Casporus v. Jones

Supreme Court of Pennsylvania
Casporus v. Jones, 7 Pa. 120 (Pa. 1847)
1847 Pa. LEXIS 223
Rogers

Casporus v. Jones

Opinion of the Court

Rogers, J.

The plea of non-tenure may be pleaded in abatement, as is ruled in Seaton v. Jamison, 7 Watts, 540, and so are all the authorities. But that it must be so pleaded although asserted in that case, is not so clear. The plea not only goes to the present right of action, but also shows that the plaintiff cannot maintain any action at any time against the defendant in respect of the supposed cause of action, and this is the distinguishing characteristic of a plea in bar. Whenever the subject matter of the plea or defence is, that the plaintiff cannot maintain any action at any time, in respect of the supposed cause of action, it may and usually must be pleaded in bar; but matter which merely defeats the present proceeding, and does not show that the plaintiff is for ever concluded, should in general be pleaded in abatement. The criterion, or leading distinction between a plea in abatement and in bar is, that the former must not only point out the plaintiff’s error, but must show him how it may be corrected, and furnish him with materials for avoiding the same mistake in another suit, in regard to the same cause of action; or, in other words, must give the plaintiff a better writ, These are the general rules: but *122there are some matters of defence which may be pleaded either in abatement or in bar. Of these, several instances are given in 1 Chit. Plead. 434-5; and although not enumerated, I am rather disposed to think non-tenure may be added to the number. The plea here, however, does not pray judgment that the writ should abate. It has no conclusion; so that we are at a loss whether to treat it as a plea in abatement or in bar. But whether one or the other — and there is a conflict of authorities on this point —non-tenure is treated in all o’f them as a dilatory plea, and is usually used as a sham plea, and intended for delay; it therefore comes within the rule of court, which requires it should be supported by affidavit. This disposes of the judgment against Casporus. But how does the case stand as to the judgment against Patterson ? The plea of non-tenure as to him was regularly put to issue, and ready when the cause was called for trial. It was therefore too late for the plaintiff to ask judgment for want of an affidavit. By replying to the plea, he waives the objection of form. The court was therefore wrong in giving judgment against Patterson for want of an affidavit.
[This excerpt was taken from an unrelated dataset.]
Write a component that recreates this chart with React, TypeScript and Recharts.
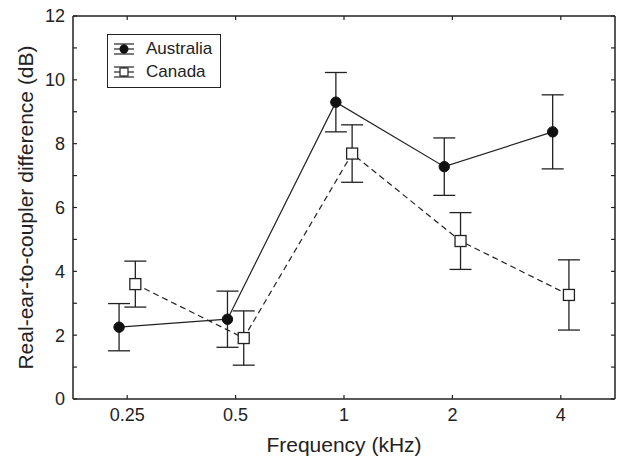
import { LineChart, Line, XAxis, YAxis, ErrorBar, Legend } from "recharts";

// frequency categories (kHz)
const frequencies = ["0.25", "0.5", "1", "2", "4"];

// mean RECD and error (± dB) per frequency
const australiaMean = [2.25, 2.5, 9.3, 7.28, 8.37];
const australiaErr = [0.74, 0.88, 0.93, 0.9, 1.16];
const canadaMean = [3.6, 1.91, 7.69, 4.95, 3.26];
const canadaErr = [0.72, 0.85, 0.9, 0.89, 1.1];

const yTicks = [0, 1, 2, 3, 4, 5, 6, 7, 8, 9, 10, 11, 12];
const yLabelTicks = [0, 2, 4, 6, 8, 10, 12];

const INK = "#222";
const FONT = '"Liberation Sans", Arial, Helvetica, sans-serif';
const SHIFT = 0.075; // groups sit a little either side of the tick

const xTicks = frequencies.map((_, i) => i);
const australia = australiaMean.map((v, i) => ({ x: i - SHIFT, y: v, err: australiaErr[i] }));
const canada = canadaMean.map((v, i) => ({ x: i + SHIFT, y: v, err: canadaErr[i] }));

const TICK_LEN = 4;

function BottomTick({ x, y, payload }: any) {
  return (
    <g>
      <line x1={x} x2={x} y1={y} y2={y - TICK_LEN} stroke={INK} strokeWidth={1.2} />
      <text x={x} y={y + 9} dy="0.71em" textAnchor="middle" fontSize={18} fill={INK} fontFamily={FONT}>
        {frequencies[payload.value]}
      </text>
    </g>
  );
}

function TopTick({ x, y }: any) {
  return <line x1={x} x2={x} y1={y} y2={y + TICK_LEN} stroke={INK} strokeWidth={1.2} />;
}

function LeftTick({ x, y, payload }: any) {
  return (
    <g>
      <line x1={x} x2={x + TICK_LEN} y1={y} y2={y} stroke={INK} strokeWidth={1.2} />
      {yLabelTicks.includes(payload.value) && (
        <text x={x - 8} y={y} dy="0.36em" textAnchor="end" fontSize={18} fill={INK} fontFamily={FONT}>
          {payload.value}
        </text>
      )}
    </g>
  );
}

function RightTick({ x, y }: any) {
  return <line x1={x} x2={x - TICK_LEN} y1={y} y2={y} stroke={INK} strokeWidth={1.2} />;
}

function SquareDot({ cx, cy, index }: any) {
  return (
    <rect key={index} x={cx - 5.5} y={cy - 5.5} width={11} height={11} fill="#fff" stroke={INK} strokeWidth={1.3} />
  );
}

function LegendSymbol({ square }: { square?: boolean }) {
  return (
    <svg width={22} height={16} style={{ display: "block" }}>
      <line x1={1} x2={21} y1={3} y2={3} stroke={INK} strokeWidth={1.2} />
      <line x1={1} x2={21} y1={8} y2={8} stroke={INK} strokeWidth={1.2} />
      <line x1={1} x2={21} y1={13} y2={13} stroke={INK} strokeWidth={1.2} />
      <line x1={11} x2={11} y1={3} y2={13} stroke={INK} strokeWidth={1.2} />
      {square ? (
        <rect x={7} y={4} width={8} height={8} fill="#fff" stroke={INK} strokeWidth={1.2} />
      ) : (
        <circle cx={11} cy={8} r={4.5} fill="#111" />
      )}
    </svg>
  );
}

function renderLegend() {
  const items = [
    { name: "Australia", square: false },
    { name: "Canada", square: true },
  ];
  return (
    <div
      style={{
        border: `1.2px solid ${INK}`,
        background: "#fff",
        width: 112,
        height: 50,
        boxSizing: "content-box",
        paddingTop: 2,
        fontFamily: FONT,
        fontSize: 17,
        color: INK,
      }}
    >
      {items.map((it) => (
        <div key={it.name} style={{ display: "flex", alignItems: "center", height: 23, paddingLeft: 5 }}>
          <LegendSymbol square={it.square} />
          <span style={{ marginLeft: 11 }}>{it.name}</span>
        </div>
      ))}
    </div>
  );
}

export default function App() {
  return (
    <div style={{ position: "absolute", left: 0, top: 0, background: "#fff" }}>
      <LineChart width={620} height={458} margin={{ top: 15, right: 4, bottom: 0, left: 0 }}>
        <XAxis
          xAxisId={0}
          type="number"
          dataKey="x"
          domain={[-0.5, 4.5]}
          ticks={xTicks}
          allowDataOverflow
          height={59}
          tickSize={0}
          tickMargin={0}
          tickLine={false}
          axisLine={{ stroke: INK, strokeWidth: 1.5 }}
          tick={<BottomTick />}
          label={{
            content: ({ viewBox }: any) => (
              <text
                x={viewBox.x + viewBox.width / 2}
                y={viewBox.y + 53}
                textAnchor="middle"
                fontSize={21}
                fill={INK}
                fontFamily={FONT}
              >
                Frequency (kHz)
              </text>
            ),
          }}
        />
        <XAxis
          xAxisId="top"
          orientation="top"
          type="number"
          dataKey="x"
          domain={[-0.5, 4.5]}
          ticks={xTicks}
          allowDataOverflow
          height={1}
          tickSize={0}
          tickMargin={0}
          tickLine={false}
          axisLine={{ stroke: INK, strokeWidth: 1.5 }}
          tick={<TopTick />}
        />
        <YAxis
          yAxisId={0}
          type="number"
          domain={[0, 12]}
          ticks={yTicks}
          allowDataOverflow
          width={73}
          tickSize={0}
          tickMargin={0}
          tickLine={false}
          axisLine={{ stroke: INK, strokeWidth: 1.5 }}
          tick={<LeftTick />}
          label={{
            content: ({ viewBox }: any) => {
              const cx = viewBox.x + 33;
              const cy = viewBox.y + viewBox.height / 2;
              return (
                <text
                  x={cx}
                  y={cy}
                  transform={`rotate(-90, ${cx}, ${cy})`}
                  textAnchor="middle"
                  fontSize={21}
                  fill={INK}
                  fontFamily={FONT}
                >
                  Real-ear-to-coupler difference (dB)
                </text>
              );
            },
          }}
        />
        <YAxis
          yAxisId="right"
          orientation="right"
          type="number"
          domain={[0, 12]}
          ticks={yTicks}
          allowDataOverflow
          width={1}
          tickSize={0}
          tickMargin={0}
          tickLine={false}
          axisLine={{ stroke: INK, strokeWidth: 1.5 }}
          tick={<RightTick />}
        />
        <Legend
          verticalAlign="middle"
          align="center"
          content={renderLegend}
          wrapperStyle={{ left: 107, top: 34, width: "auto", height: "auto" }}
        />
        <Line
          data={canada}
          dataKey="y"
          name="Canada"
          type="linear"
          stroke={INK}
          strokeWidth={1.2}
          strokeDasharray="6 4"
          dot={<SquareDot />}
          activeDot={false}
          isAnimationActive={false}
        >
          <ErrorBar dataKey="err" direction="y" width={11} stroke={INK} strokeWidth={1.3} isAnimationActive={false} />
        </Line>
        <Line
          data={australia}
          dataKey="y"
          name="Australia"
          type="linear"
          stroke={INK}
          strokeWidth={1.2}
          dot={{ r: 5.2, fill: "#111", stroke: "#111", strokeWidth: 1 }}
          activeDot={false}
          isAnimationActive={false}
        >
          <ErrorBar dataKey="err" direction="y" width={11} stroke={INK} strokeWidth={1.3} isAnimationActive={false} />
        </Line>
      </LineChart>
    </div>
  );
}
The plea of non-tenure was drawn out at length, but when does not appear. It is not a new plea, but the cause continued at issue as before. Whether the plea is bad because it fails to allege that he was not tenant of the freehold, it is not necessary to determine. But admitting it to be a defective plea, it cannot be treated as a nullity, and judgment rendered against the defendant on that ground. The validity of the plea must be tested on demurrer, and then the defendant will be entitled to amend.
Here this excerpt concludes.